New Technologies Present a Brighter Picture for Electronic Displays

January’s Consumer Electronics Show in Las Vegas is always worth a visit, not only because of the many cool (and often ultimately useless) gadgets that are hawked, but to catch up on the latest advances in electronic displays. Everywhere you looked this year, the walls and floors were covered with cool, thin and sexy-looking plasma and LCD monitors while manufacturers also offered up numerous demonstrations of front and rear projection technology.
But as regular readers of my columns and reviews know, "cool," "thin" and "sexy" don’t cut the mustard in many production environments. Yes, these displays can make some very bright images, but so can flashlights. Yes, consumers love the way these displays look in their living rooms, but production professionals working in edit suites often despair at how these displays make their projects look.
The decision by major display manufacturers to walk away from CRT imaging technology (even for high-end broadcast applications) is a scary one. Sure, CRT monitors and projectors are heavy, take up a lot of room and are limited in resolution, but the one area in which they have the upper hand is color accuracy, a battle that the LCD, plasma and microdisplay guys are still fighting unsuccessfully.
There was plenty of evidence at this year’s CES that indicated this is changing. I saw several technology and product demonstrations that may solve the color conundrum as we migrate away from tubes to thin sheets of glass and super-tiny light modulators and shutters.
The first significant demonstration was a pair of 46-inch 1920 x 1080 resolution LCD TVs; one by Sony (Qualia 005, $12,999), and one by Samsung (LNR460D, also $12,999). Samsung makes the LCD glass in both products, and the backlights are strips of red, green and blue light-emitting diodes (LEDs) manufactured by California -based LumiLEDs.

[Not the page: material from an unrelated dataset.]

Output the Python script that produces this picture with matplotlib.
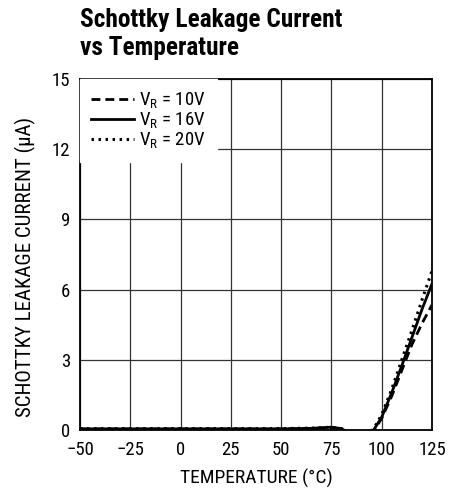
import matplotlib
matplotlib.use("Agg")
import matplotlib.pyplot as plt
from matplotlib import font_manager as fm

names = {f.name for f in fm.fontManager.ttflist}
fam = 'Liberation Sans'
for cand in ['Liberation Sans Narrow', 'Roboto Condensed', 'Open Sans Condensed']:
    if cand in names:
        fam = cand
        break
plt.rcParams['font.family'] = [fam, 'DejaVu Sans']
plt.rcParams['mathtext.fontset'] = 'custom'
plt.rcParams['mathtext.rm'] = fam

# Data
temp_low = [-50, -25, 0, 25, 50, 65, 75, 80, 83, 88, 93]
temp_high = [96, 100, 105, 110, 115, 120, 125]

vr10_low = [0.04, 0.04, 0.04, 0.04, 0.04, 0.06, 0.1, 0.05, -0.1, -0.3, -0.2]
vr16_low = [0.05, 0.05, 0.05, 0.05, 0.05, 0.07, 0.12, 0.06, -0.1, -0.3, -0.2]
vr20_low = [0.06, 0.06, 0.06, 0.06, 0.06, 0.08, 0.12, 0.06, -0.1, -0.3, -0.2]

vr10_high = [-0.05, 0.5, 1.45, 2.55, 3.65, 4.55, 5.35]
vr16_high = [0.0, 0.55, 1.6, 2.75, 3.95, 5.15, 6.25]
vr20_high = [0.05, 0.65, 1.75, 3.0, 4.25, 5.55, 6.8]

labels = [r'V$_\mathregular{R}$ = 10V', r'V$_\mathregular{R}$ = 16V', r'V$_\mathregular{R}$ = 20V']
xticks = [-50, -25, 0, 25, 50, 75, 100, 125]
xticklabels = ['\u221250', '\u221225', '0', '25', '50', '75', '100', '125']
yticks = [0, 3, 6, 9, 12, 15]

fig = plt.figure(figsize=(4.62, 4.92), dpi=100)
ax = fig.add_axes([80/462, 1-430/492, 352/462, 351/492])

styles = [dict(ls=(0, (3.2, 1.8)), lw=2.0), dict(ls='-', lw=2.0), dict(ls=(0, (0.8, 1.5)), lw=2.2)]
for lo, hi, lab, st in zip([vr10_low, vr16_low, vr20_low],
                           [vr10_high, vr16_high, vr20_high], labels, styles):
    ax.plot(temp_low + temp_high, lo + hi, color='black', label=lab, **st)

ax.set_xlim(-50, 125)
ax.set_ylim(0, 15)
ax.set_xticks(xticks)
ax.set_xticklabels(xticklabels)
ax.set_yticks(yticks)
ax.grid(True, color='#333333', lw=0.9)
ax.tick_params(axis='x', length=0, labelsize=13.5, pad=8, colors='black')
ax.tick_params(axis='y', length=0, labelsize=13.5, pad=7, colors='black')
for s in ax.spines.values():
    s.set_linewidth(1.3)
ax.set_xlabel('TEMPERATURE (\u00b0C)', fontsize=14, labelpad=7)
ax.set_ylabel('SCHOTTKY LEAKAGE CURRENT (\u00b5A)', fontsize=15)
ax.yaxis.set_label_coords(-44/352, 0.465)

leg = ax.legend(loc='upper left', frameon=True, fontsize=13.5, handlelength=2.3,
                handletextpad=0.25, borderaxespad=0.0, borderpad=0.6, labelspacing=0.0,
                fancybox=False)
leg.get_frame().set_edgecolor('white')
leg.get_frame().set_facecolor('white')
leg.get_frame().set_alpha(1)

fig.text(80/462, 1-8/492, 'Schottky Leakage Current\nvs Temperature', fontsize=18.3,
         fontweight='bold', ha='left', va='top', linespacing=1.2)

fig.savefig('out.png', dpi=100)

The difference between colors rendered on the LED-equipped TVs and conventional LCD monitors using cold-cathode (fluorescent) backlights was amazing. Samsung’s demo had an HD video feed of a display case of Lava lamps in different colors right next to the 46-inch screen. It was difficult to see any difference in the actual colors versus the display colors.

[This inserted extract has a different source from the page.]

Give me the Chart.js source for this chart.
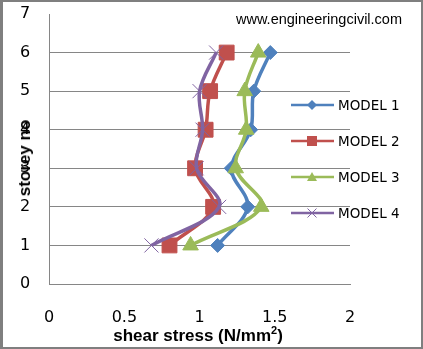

LumiLEDs claims it can easily attain the NTSC ( SMPTE -C) color gamut and even exceed it by 5 percent with its matrix of 26 red, 26 green and 13 blue LEDs arranged in seven rows (455 LEDs in all). That would also imply that a LumiLEDs -equipped LCD monitor could also be tuned up to accurately reflect the HD color space (REC709).
Way back in the far reaches of the South Hall of the Convention Center, Toshiba and Canon showed their approach to the problem. It’s called the Surface-conduction Electron-emitter Display (SED) and resembles a super-flat CRT display in its design and operation.

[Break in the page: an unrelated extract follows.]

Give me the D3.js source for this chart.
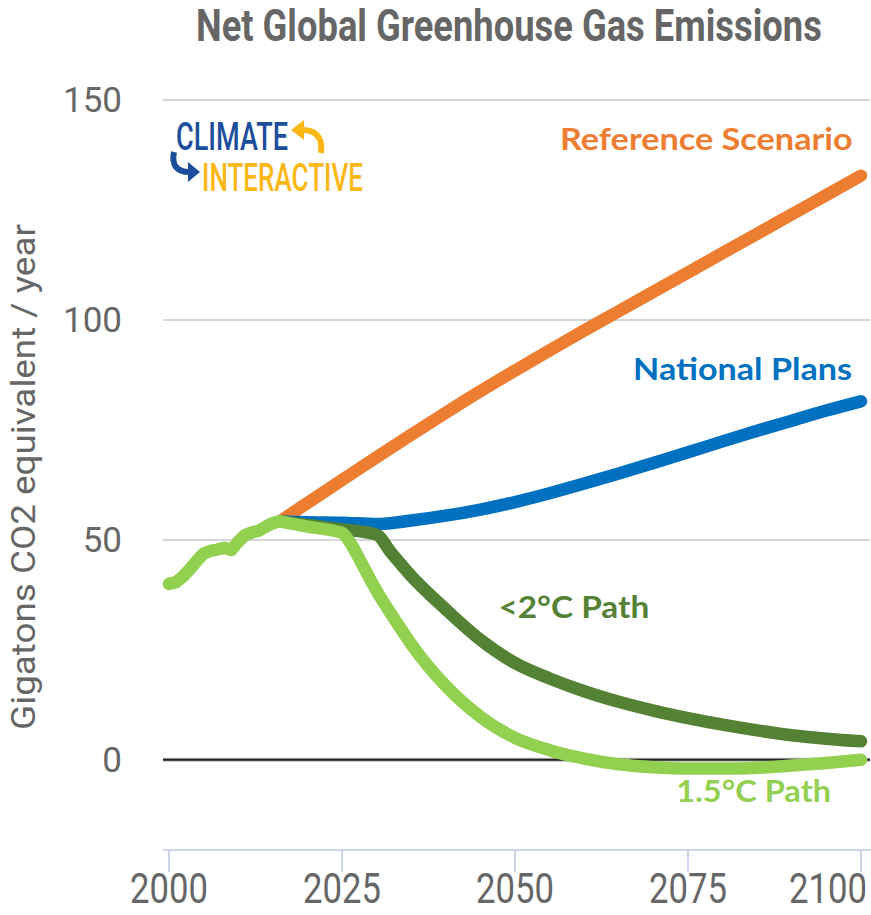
<!DOCTYPE html>
<html><head><meta charset="utf-8">
<script src="https://cdn.jsdelivr.net/npm/d3@7"></script>
<style>html,body{margin:0;padding:0;background:#fff;} svg{display:block;}</style>
</head><body>
<svg id="chart" width="871" height="915"></svg>
<script>
// ---------- DATA ----------
const histYears  = [2000,2001,2002,2003,2004,2005,2006,2007,2008,2009,2010,2011,2012,2013,2014,2015,2016];
const histValues = [40.0,40.4,41.6,43.3,45.2,46.9,47.5,47.8,48.2,47.7,49.6,51.1,51.7,52.1,53.0,53.8,54.2];

const refYears  = [2016,2020,2025,2030,2035,2040,2045,2050,2055,2060,2065,2070,2075,2080,2085,2090,2095,2100];
const refValues = [54.2,58.4,63.6,68.8,73.9,78.9,83.8,88.5,93.1,97.6,102.0,106.4,110.8,115.2,119.6,124.0,128.4,132.8];

const natYears  = [2016,2020,2025,2030,2035,2040,2045,2050,2055,2060,2065,2070,2075,2080,2085,2090,2095,2100];
const natValues = [54.2,54.0,53.9,53.6,54.4,55.5,56.9,58.6,60.6,62.8,65.1,67.5,69.9,72.4,74.8,77.1,79.4,81.5];

const twoYears  = [2016,2020,2025,2030,2032,2035,2040,2045,2050,2055,2060,2065,2070,2075,2080,2085,2090,2095,2100];
const twoValues = [54.2,53.4,52.4,51.2,47.3,41.8,34.2,27.3,22.0,18.5,15.6,13.2,11.2,9.5,8.0,6.7,5.6,4.8,4.2];

const oneYears  = [2016,2020,2025,2026,2028,2030,2033,2035,2040,2045,2050,2055,2060,2065,2070,2075,2080,2085,2090,2095,2100];
const oneValues = [54.2,53.0,51.6,49.8,44.2,38.4,31.0,26.3,16.8,9.8,5.0,2.2,0.3,-1.0,-1.7,-2.0,-2.0,-1.8,-1.3,-0.7,0.0];

const yTicks = [0, 50, 100, 150];
const xTicks = [2000, 2025, 2050, 2075, 2100];

const seriesNames  = ["Reference Scenario", "National Plans", "<2°C Path", "1.5°C Path"];
const seriesColors = ["#ED7D31", "#0070C0", "#548235", "#92D050"];

// ---------- SETUP ----------
const svg = d3.select("#chart");
const x = d3.scaleLinear().domain([2000, 2100]).range([169, 861]);
const y = d3.scaleLinear().domain([-20.5, 150]).range([850, 100]);
const gridL = 163, gridR = 870;
const grey = "#666666";

// draw a text fitted horizontally to a target width via a scale transform
function fitText(parent, str, px, py, width, anchor, styles) {
  const g = parent.append("g");
  const t = g.append("text").attr("x", 0).attr("y", 0).attr("text-anchor", anchor).text(str);
  Object.entries(styles).forEach(([k, v]) => t.style(k, v));
  const natural = t.node().getComputedTextLength();
  const sx = width / natural;
  g.attr("transform", `translate(${px},${py}) scale(${sx},1)`);
  return g;
}

// title
fitText(svg, "Net Global Greenhouse Gas Emissions", 196, 41, 626, "start",
  {"font-family": "Roboto, sans-serif", "font-weight": 700, "font-size": "44px", "fill": grey});

// gridlines
svg.append("g").selectAll("line").data(yTicks.filter(d => d !== 0)).join("line")
  .attr("x1", gridL).attr("x2", gridR)
  .attr("y1", d => y(d)).attr("y2", d => y(d))
  .attr("stroke", "#d6d6d6").attr("stroke-width", 2);

// y tick labels
svg.append("g").selectAll("text").data(yTicks).join("text")
  .attr("x", 122).attr("y", d => y(d) + 12)
  .attr("text-anchor", "end")
  .style("font-family", "Roboto, sans-serif").style("font-size", "35px")
  .style("fill", grey)
  .text(d => d);

// y axis title
const yTitle = svg.append("g").attr("transform", "translate(35,477) rotate(-90)");
fitText(yTitle, "Gigatons CO2 equivalent / year", 0, 0, 506, "middle",
  {"font-family": "Roboto, sans-serif", "font-size": "33px", "fill": grey});

// x axis line + ticks
svg.append("line").attr("x1", gridL).attr("x2", 871)
  .attr("y1", y(-20.5)).attr("y2", y(-20.5))
  .attr("stroke", "#ccd6eb").attr("stroke-width", 2);
svg.append("g").selectAll("line").data(xTicks).join("line")
  .attr("x1", d => x(d)).attr("x2", d => x(d))
  .attr("y1", y(-20.5)).attr("y2", y(-20.5) + 22)
  .attr("stroke", "#ccd6eb").attr("stroke-width", 2);
const xLab = svg.append("g");
xTicks.forEach(d => {
  fitText(xLab, String(d), d === 2100 ? 867 : x(d), 903, 78, d === 2100 ? "end" : "middle",
    {"font-family": "Roboto, sans-serif", "font-size": "43px", "fill": grey});
});

// zero line
svg.append("line").attr("x1", gridL).attr("x2", gridR)
  .attr("y1", y(0)).attr("y2", y(0))
  .attr("stroke", "#bbbbbb").attr("stroke-width", 4);
svg.append("line").attr("x1", gridL).attr("x2", gridR)
  .attr("y1", y(0)).attr("y2", y(0))
  .attr("stroke", "#222222").attr("stroke-width", 2);

// lines
const lineSmooth = d3.line().x(d => x(d[0])).y(d => y(d[1])).curve(d3.curveMonotoneX);
const lineStraight = d3.line().x(d => x(d[0])).y(d => y(d[1])).curve(d3.curveLinear);

const series = [
  {years: refYears, values: refValues},
  {years: natYears, values: natValues},
  {years: twoYears, values: twoValues},
  {years: oneYears, values: oneValues}
];
series.forEach((s, i) => {
  svg.append("path")
    .datum(s.years.map((yr, j) => [yr, s.values[j]]))
    .attr("d", lineSmooth)
    .attr("fill", "none").attr("stroke", seriesColors[i])
    .attr("stroke-width", 12.5).attr("stroke-linecap", "round").attr("stroke-linejoin", "round");
});
svg.append("path")
  .datum(histYears.map((yr, j) => [yr, histValues[j]]))
  .attr("d", lineStraight)
  .attr("fill", "none").attr("stroke", seriesColors[3])
  .attr("stroke-width", 12.5).attr("stroke-linecap", "round").attr("stroke-linejoin", "round");

// series labels
const labelYears  = [2098.8, 2098.7, 2047.6, 2073.3];
const labelValues = [138.6, 86.4, 32.3, -9.5];
const labelAnchors = ["end", "end", "start", "start"];
const labelWidths = [293, 219, 151, 155];
const labG = svg.append("g");
seriesNames.forEach((name, i) => {
  fitText(labG, name, x(labelYears[i]), y(labelValues[i]), labelWidths[i], labelAnchors[i],
    {"font-family": "Lato, sans-serif", "font-weight": 700, "font-size": "30px", "fill": seriesColors[i]});
});

// logo
const logo = svg.append("g");
fitText(logo, "CLIMATE", 176, 150, 112, "start",
  {"font-family": "Roboto, sans-serif", "font-weight": 500, "font-size": "39px", "fill": "#1C4E9B"});
fitText(logo, "INTERACTIVE", 202, 191, 161, "start",
  {"font-family": "Roboto, sans-serif", "font-weight": 500, "font-size": "39px", "fill": "#FDB714"});
logo.append("path").attr("d", "M321,153 C323,138 316,130 303,130")
  .attr("fill", "none").attr("stroke", "#FDB714").attr("stroke-width", 6);
logo.append("path").attr("d", "M291,130 L304,120 L304,140 Z").attr("fill", "#FDB714");
logo.append("path").attr("d", "M174,152 C171,166 178,172 189,172")
  .attr("fill", "none").attr("stroke", "#1C4E9B").attr("stroke-width", 6);
logo.append("path").attr("d", "M200,172 L188,162 L188,182 Z").attr("fill", "#1C4E9B");
</script>
</body></html>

The SED uses phosphors, just like a CRT. It employs a low-voltage switching system to turn on and off electron emitters, and a high voltage potential between the emitters and the front glass plate is what attracts the electrons to individual red, green and blue phosphors, again just like a CRT.
Indeed, the demonstration had CRT-like picture quality with rich, saturated colors, great shadow detail, a clean grayscale (as far as I could tell) and no blurring or other motion artifacts. If I didn’t know better, I’d have thought I was watching a conventional CRT.
But the SED is a lot thinner (a few inches), lighter, uses considerably less power and can be manufactured in competitive sizes to LCD and plasma monitors and TVs. The prototype shown measured 36 inches diagonally; Toshiba representatives stated they are likely to come out with a 50-inch production version instead. (No pricing or shipping information was available.)
While the first two demos attempted to tackle the flat-panel color problem, the last was aimed squarely at projection systems. Users of large-venue front projectors have long enjoyed the advantages of xenon projection lamps, which provide a natural color temperature close to that of daylight and can closely match any color space.
But xenon is too expensive and cumbersome for small projectors and rear-projection TV sets. At least, that has been the conventional wisdom for some time. A demonstration by PerkinElmer’s Cermax lamp division at the Mirage showed that it is possible to realize significant improvements in color quality by using small and affordable xenon lamps.
The prototypes shown by Cermax were capable of operation from 350 to 800 watts, and in the 350-watt mode were said to be price and life cycle competitive with 150-watt UHP lamps, commonly used in many front and rear projection engines. UHP technology (and its many copies and offshoots) is typically more efficient in luminous energy than xenon, but the 350-watt Cermax lamp will supposedly level the playing field.
In the Cermax demo, front and rear projection engines clearly had the edge in color accuracy, particularly with flesh tones, shades of yellow and pastel colors. These three are usually the downfall of UHP lamps, which have excessive green-blue spectral energy (that must be filtered down) and are deficient in warm reds and amber yellows.
While some of these products are already shipping, others will need more time rehearsing before their big debut. In any event, it’s gratifying to see that some manufacturers are putting more emphasis on the quality and accuracy of color from the next generation of electronic displays, and not just trying to win style points.